11.09.2012

Chocolesterol


Columna publicada en Revista Sambo de Diario El Universo, Noviembre 2012.


Para los que me siguen, saben que mi rutina incluye levantarse, desde hace varios meses, a horas que deberían estar prohibidas por algún organismo internacional. La meta es combinada: compartir con mis hijos llevándolos al colegio, además de arrancar el día proyectando la imagen del profesional responsable y madrugador que soy.

En la mañana el tiempo se aprovecha realmente: tus amigos duermen la resaca de la noche anterior, en Facebook solo están conectados personajes que viven en Inglaterra o China y el teléfono se encuentra -un par de horas mínimo- libre de acreedores que, si están despiertos, no llaman porque piensan que duermes la resaca de la noche anterior. Es lo que llaman una situación ganar-ganar.

Hace poco más de un mes, esta rutina matutina incluyó a mi laboratorio clínico de confianza - osea, el más cercano y que ofrezca descuento del Club de Lectores- para un examen básico. No había visitado al médico hace mucho y no me sentía particularmente mal: imagino que mi cuerpo, educada y sutilmente, estaba exigiéndolo. No me sorprendió encontrarme con un desastre natural: una marea de grasa -colesterol y triglicéridos navegando a la par- inundaba de a poco las que hasta ese momento eran una alegres, limpias y secas arterias.

Como en esas películas que en el minuto final se ve toda la historia de atrás para adelante,  pude darme cuenta que mi suerte estaba echada: las hamburguesas que mi abuela me llevaba a comer de niño. Las parrilladas que mi abuelo me obligaba a comer de niño. El whisky -y vodka y gin- que empezé a disfrutar en fiestas, bares y matrimonios cuando ya no era tan niño. Los chocolates, caramelos, tortitas, pancitos, pasteles y masitas que forman parte de mi propia y desastrosa pirámide nutricional. Y, principalmente, las toneladas de frutas y vegetales que nunca comí, sea cual sea la edad que tuviere.

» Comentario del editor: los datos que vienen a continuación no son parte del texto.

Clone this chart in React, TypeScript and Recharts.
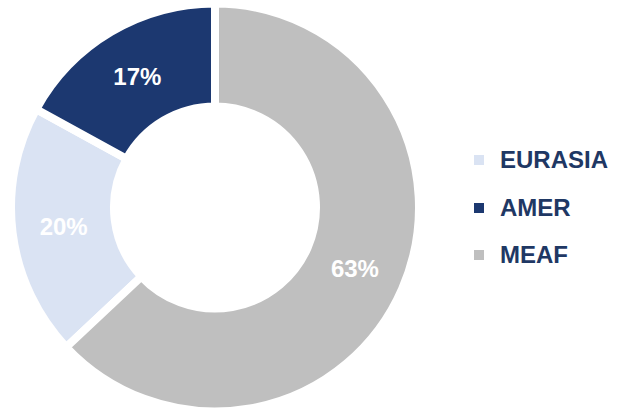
import React from "react";
import { PieChart, Pie, Cell, Legend } from "recharts";

const regions = ["EURASIA", "AMER", "MEAF"];
const shares = [20, 17, 63];
const colors = ["#DAE3F3", "#1C3870", "#BFBFBF"];
const legendOrder = ["EURASIA", "AMER", "MEAF"];

const data = regions.map((name, i) => ({ name, value: shares[i] }));

const RAD = Math.PI / 180;

const renderLabel = (props: any) => {
  const { cx, cy, midAngle, innerRadius, outerRadius, value } = props;
  const r = (innerRadius + outerRadius) / 2;
  const x = cx + r * Math.cos(-midAngle * RAD);
  const y = cy + r * Math.sin(-midAngle * RAD);
  return (
    <text
      x={x}
      y={y}
      fill="#FFFFFF"
      textAnchor="middle"
      dominantBaseline="central"
      fontFamily="'Liberation Sans', Arial, sans-serif"
      fontWeight="bold"
      fontSize={24}
    >
      {`${value}%`}
    </text>
  );
};

const LegendContent = () => (
  <div style={{ fontFamily: "'Liberation Sans', Arial, sans-serif" }}>
    {legendOrder.map((name) => {
      const idx = regions.indexOf(name);
      return (
        <div
          key={name}
          style={{ display: "flex", alignItems: "center", height: 47.5 }}
        >
          <div
            style={{
              width: 10,
              height: 10,
              background: colors[idx],
              marginRight: 16,
            }}
          />
          <span
            style={{
              color: "#1F3864",
              fontWeight: "bold",
              fontSize: 24,
              lineHeight: "24px",
            }}
          >
            {name}
          </span>
        </div>
      );
    })}
  </div>
);

export default function App() {
  return (
    <div style={{ position: "absolute", left: 0, top: 0, background: "#fff" }}>
      <PieChart
        width={619}
        height={408}
        margin={{ top: 0, right: 0, bottom: 0, left: 0 }}
      >
        <Pie
          data={data}
          dataKey="value"
          nameKey="name"
          cx={215}
          cy={207.5}
          innerRadius={101}
          outerRadius={204}
          startAngle={-136.8}
          endAngle={-496.8}
          stroke="#FFFFFF"
          strokeWidth={8}
          label={renderLabel}
          labelLine={false}
          isAnimationActive={false}
        >
          {data.map((d, i) => (
            <Cell key={d.name} fill={colors[i]} />
          ))}
        </Pie>
        <Legend
          content={<LegendContent />}
          wrapperStyle={{ left: 474, top: 136.5, width: 145, height: 142.5 }}
        />
      </PieChart>
    </div>
  );
}
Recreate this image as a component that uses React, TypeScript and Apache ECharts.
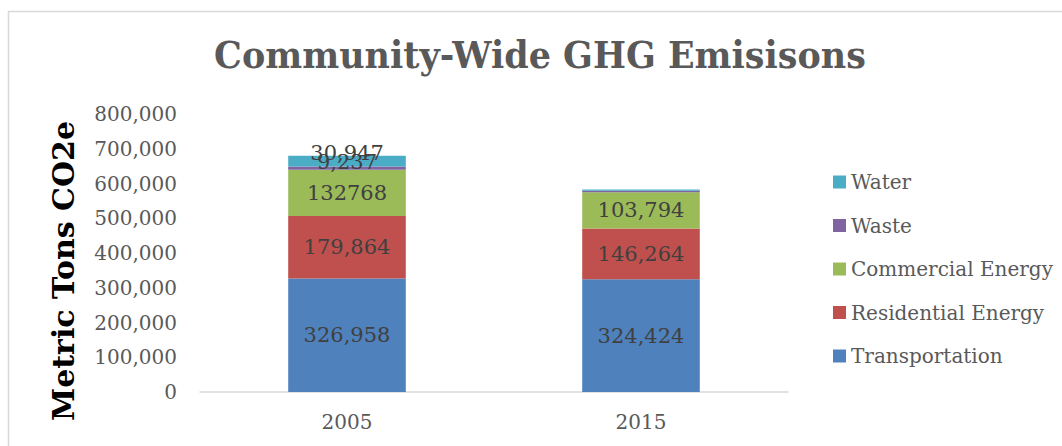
import React, { useEffect, useRef } from "react";
import * as echarts from "echarts";

const years = ["2005", "2015"];
const transportation = [326958, 324424];
const residential = [179864, 146264];
const commercial = [132768, 103794];
const waste = [9237, 4500];
const water = [30947, 3500];

const transportationLabels = ["326,958", "324,424"];
const residentialLabels = ["179,864", "146,264"];
const commercialLabels = ["132768", "103,794"];
const wasteLabels = ["9,237", ""];
const waterLabels = ["30,947", ""];

const yTicks = [0, 100000, 200000, 300000, 400000, 500000, 600000, 700000, 800000];

const FONT = "'DejaVu Serif', serif";
const GREY = "#595959";

export default function App() {
  const ref = useRef<HTMLDivElement>(null);
  useEffect(() => {
    const chart = echarts.init(ref.current!, null, { renderer: "svg" });
    const mk = (
      name: string,
      values: number[],
      labels: string[],
      color: string,
      offsetY: number
    ) => ({
      name,
      type: "bar",
      stack: "total",
      barWidth: "40%",
      itemStyle: { color },
      data: values.map((v, i) => ({
        value: v,
        label: {
          show: labels[i] !== "",
          position: "inside",
          offset: [0, offsetY],
          formatter: () => labels[i],
          color: "#404040",
          fontFamily: FONT,
          fontSize: 21,
        },
      })),
    });
    chart.setOption({
      animation: false,
      backgroundColor: "#ffffff",
      graphic: [
        {
          type: "rect",
          shape: { x: 8.5, y: 11.5, width: 1200, height: 600 },
          style: { fill: "none", stroke: "#d9d9d9", lineWidth: 1.5 },
          silent: true,
          z: -10,
        },
        {
          type: "text",
          x: 540,
          y: 55,
          scaleX: 0.92,
          style: {
            text: "Community-Wide GHG Emisisons",
            fontFamily: FONT,
            fontWeight: "bold",
            fontSize: 38,
            fill: GREY,
            textAlign: "center",
            textVerticalAlign: "middle",
          },
        },
        {
          type: "text",
          x: 63,
          y: 271,
          rotation: Math.PI / 2,
          style: {
            text: "Metric Tons CO2e",
            fontFamily: FONT,
            fontWeight: "bold",
            fontSize: 30,
            fill: "#000000",
            textAlign: "center",
            textVerticalAlign: "middle",
          },
        },
      ],
      legend: {
        orient: "vertical",
        left: 828,
        top: 167,
        itemWidth: 13,
        itemHeight: 13,
        itemGap: 23.5,
        icon: "rect",
        data: ["Water", "Waste", "Commercial Energy", "Residential Energy", "Transportation"],
        textStyle: { color: GREY, fontFamily: FONT, fontSize: 20, lineHeight: 20 },
      },
      grid: { left: 200, right: 274, top: 114, bottom: 54, containLabel: false },
      xAxis: {
        type: "category",
        data: years,
        axisLine: { lineStyle: { color: "#d9d9d9", width: 1.5 } },
        axisTick: { show: false },
        axisLabel: { color: GREY, fontFamily: FONT, fontSize: 20, margin: 20 },
      },
      yAxis: {
        type: "value",
        min: yTicks[0],
        max: yTicks[yTicks.length - 1],
        interval: 100000,
        splitLine: { show: false },
        axisLine: { show: false },
        axisTick: { show: false },
        axisLabel: {
          color: GREY,
          fontFamily: FONT,
          fontSize: 20,
          margin: 23,
          formatter: (v: number) => v.toLocaleString("en-US"),
        },
      },
      series: [
        mk("Transportation", transportation, transportationLabels, "#4f81bd", 0),
        mk("Residential Energy", residential, residentialLabels, "#c0504d", 0),
        mk("Commercial Energy", commercial, commercialLabels, "#9bbb59", 0),
        mk("Waste", waste, wasteLabels, "#8064a2", -6),
        mk("Water", water, waterLabels, "#4bacc6", -8),
      ],
    });
    return () => chart.dispose();
  }, []);
  return (
    <div
      ref={ref}
      style={{ position: "fixed", left: 0, top: 0, width: 1062, height: 446 }}
    />
  );
}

Reflejarme frente al espejo de la realidad fue duro: era el momento de dejar de rendirle culto al bolón con chicharrón, terminar mi relación con los combos del 1 al 8, decirle adiós al cafecito y postre de todas las tardes. El tiempo apremiaba y debía invitar nuevos -y desabridos- amigos a la mesa: aburridas manzanas y peras, insípidas porciones de brócoli y coliflor y, coronando el patético menú, esa masa gris a base de soya que algunos ingenuos llaman carne.

Semanas después del primer impacto, me encuentro en una fiesta de frente con el diablo: carnes, embutidos, un congelador a reventar de cerveza y bandejas con Toblerone en miniatura. Abrí uno de los pequeños chocolates, tomé un solo triángulo y me retiré al balcón para disfrutarlo solo. Fue un momento Kodak: un retrato emotivo, un bocadillo fortalecedor para superar el triste banquete del día siguiente.